Ces marchands carolingiens sont essentiellement des êtres errants. Leur genre de vie consiste à voyager, vendant et achetant, de foire en foire, de portus en portus. Au milieu d’une société où presque tous les hommes sont plus ou moins étroitement attachés au sol, ils mènent une existence vagabonde. Comme les pèlerins, ils passent sans s’arrêter nulle part. Dans les régions qu’ils traversent, on les considère comme des étrangers, et, de fait, un grand nombre d’entre eux, Juifs ou Lombards d’origine, n’ont vraiment rien de commun avec les populations de l’Europe occidentale[6]. Ainsi, ils vivent en dehors des con-

  1. Sur les origines du commerce au moyen âge, voyez Lamprecht, Der Ursprung des Bürgerthums und des städtischen Lebens in Deutschland (Historische Zeitschrift, LXVII, 1891). — Doren, Untersuchungen zur Geschichte der Kaufmannsgilden des Mittelalters, p. 17 et suiv. Inama-Sternegg, Wirthschaftsgeschichte, I, p. 447 et suiv. — Je ne parle naturellement ici que des marchands de profession qui existaient déjà certainement au ixe siècle.

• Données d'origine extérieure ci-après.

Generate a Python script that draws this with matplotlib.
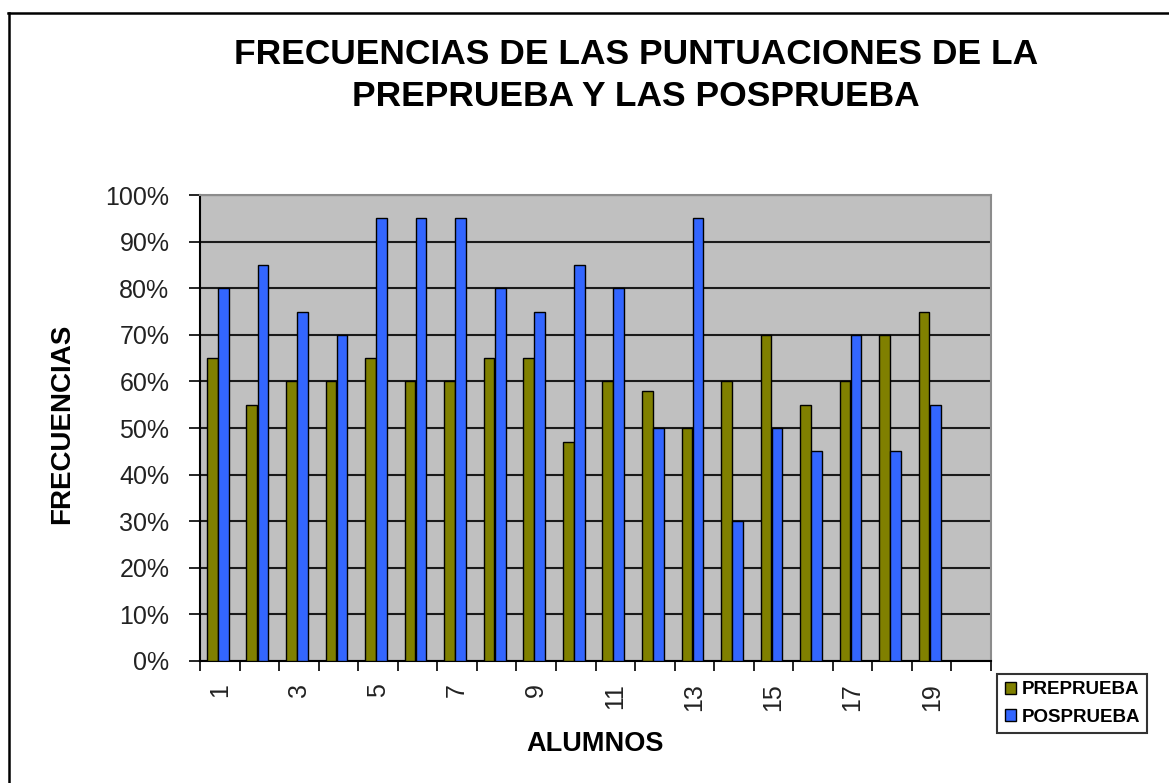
import matplotlib
matplotlib.use("Agg")
import matplotlib.pyplot as plt
from matplotlib.lines import Line2D
from matplotlib.patches import Patch
import numpy as np

plt.rcParams['font.family'] = ['Liberation Sans', 'DejaVu Sans']

alumnos = list(range(1, 21))
preprueba = [65, 55, 60, 60, 65, 60, 60, 65, 65, 47, 60, 58, 50, 60, 70, 55, 60, 70, 75]
posprueba = [80, 85, 75, 70, 95, 95, 95, 80, 75, 85, 80, 50, 95, 30, 50, 45, 70, 45, 55]
yticks = [0, 10, 20, 30, 40, 50, 60, 70, 80, 90, 100]
xlabels_shown = [1, 3, 5, 7, 9, 11, 13, 15, 17, 19]

W, H = 1169, 783
fig = plt.figure(figsize=(W / 100, H / 100), dpi=100)
fig.patch.set_facecolor('white')

# outer frame (left and top visible)
fig.add_artist(Line2D([9 / W, 9 / W], [0, 1 - 13 / H], transform=fig.transFigure, color='black', lw=1.8))
fig.add_artist(Line2D([8 / W, 1], [1 - 13 / H, 1 - 13 / H], transform=fig.transFigure, color='black', lw=1.8))

left, right, top, bottom = 200, 991, 195, 661
ax = fig.add_axes([left / W, 1 - bottom / H, (right - left) / W, (bottom - top) / H])
ax.set_facecolor('#C0C0C0')

x_pre = np.arange(1, len(preprueba) + 1)
bw = 0.27
ax.bar(x_pre - 0.19, preprueba, width=bw, color='#808000', edgecolor='black', linewidth=1.0, zorder=3, label='PREPRUEBA')
ax.bar(x_pre + 0.09, posprueba, width=bw, color='#3366FF', edgecolor='black', linewidth=1.0, zorder=3, label='POSPRUEBA')

ax.set_xlim(0.5, len(alumnos) + 0.5)
ax.set_ylim(0, 100)
ax.set_yticks(yticks)
ax.set_yticklabels([f"{v}%" for v in yticks], fontsize=18, color='#222222')
ax.yaxis.grid(True, color='#1a1a1a', linewidth=1.5, zorder=1)
ax.set_axisbelow(True)
ax.tick_params(axis='y', direction='out', length=8, width=1.2, color='black', pad=14)

ax.set_xticks(xlabels_shown)
ax.set_xticklabels([str(v) for v in xlabels_shown], rotation=90, fontsize=18, color='#222222')
ax.set_xticks(np.arange(0.5, len(alumnos) + 1, 1), minor=True)
ax.tick_params(axis='x', which='major', length=0, pad=16)
ax.tick_params(axis='x', which='minor', direction='out', length=7, width=1.2, color='black')

for s in ['left', 'bottom']:
    ax.spines[s].set_color('black')
    ax.spines[s].set_linewidth(1.5)
for s in ['top', 'right']:
    ax.spines[s].set_color('#8c8c8c')
    ax.spines[s].set_linewidth(1.5)

ax.set_xlabel('ALUMNOS', fontsize=19.5, fontweight='bold', labelpad=14)
fig.text(62 / W, 1 - 424 / H, 'FRECUENCIAS', rotation=90, fontsize=20, fontweight='bold',
         ha='center', va='center')

fig.text(636 / W, 1 - 55 / H, 'FRECUENCIAS DE LAS PUNTUACIONES DE LA', fontsize=25.5,
         fontweight='bold', ha='center', va='center')
fig.text(636 / W, 1 - 97 / H, 'PREPRUEBA Y LAS POSPRUEBA', fontsize=25.5,
         fontweight='bold', ha='center', va='center')

handles = [Patch(facecolor='#808000', edgecolor='black', linewidth=1.0),
           Patch(facecolor='#3366FF', edgecolor='black', linewidth=1.0)]
leg = fig.legend(handles, ['PREPRUEBA', 'POSPRUEBA'], loc='upper left',
                 bbox_to_anchor=(997 / W, 1 - 674 / H), frameon=True, fancybox=False,
                 prop={'weight': 'bold', 'size': 13.5}, handlelength=0.6, handleheight=0.6,
                 handletextpad=0.3, borderpad=0.4, labelspacing=0.55, borderaxespad=0)
leg.get_frame().set_edgecolor('black')
leg.get_frame().set_linewidth(1.5)

fig.savefig('out.png', dpi=100, facecolor='white')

  2. Mon. Germ. Hist. Script., XV. Cf. W. Matthaei, Die Translatio SS. M. et P. in kulturgeschichtlicher Beziehung.
  3. Mon. Germ. Hist. Script., XV, p. 361 et suiv.
  4. Outre leurs bateaux, ils possédaient aussi des esclaves, comme on le voit par la Translatio Marcell. et Petri.
  5. Waitz, Verfassungsgeschichte, IV, p. 43, n. 1, cite un texte où il est question d’un mercator, propriétaire d’un âne, quem de civitate in civitatem onustum ducens, quidquid in una villa emebat, carius vendere satagebat in alia.
  6. Inama-Sternegg, op. cit., I, p. 447.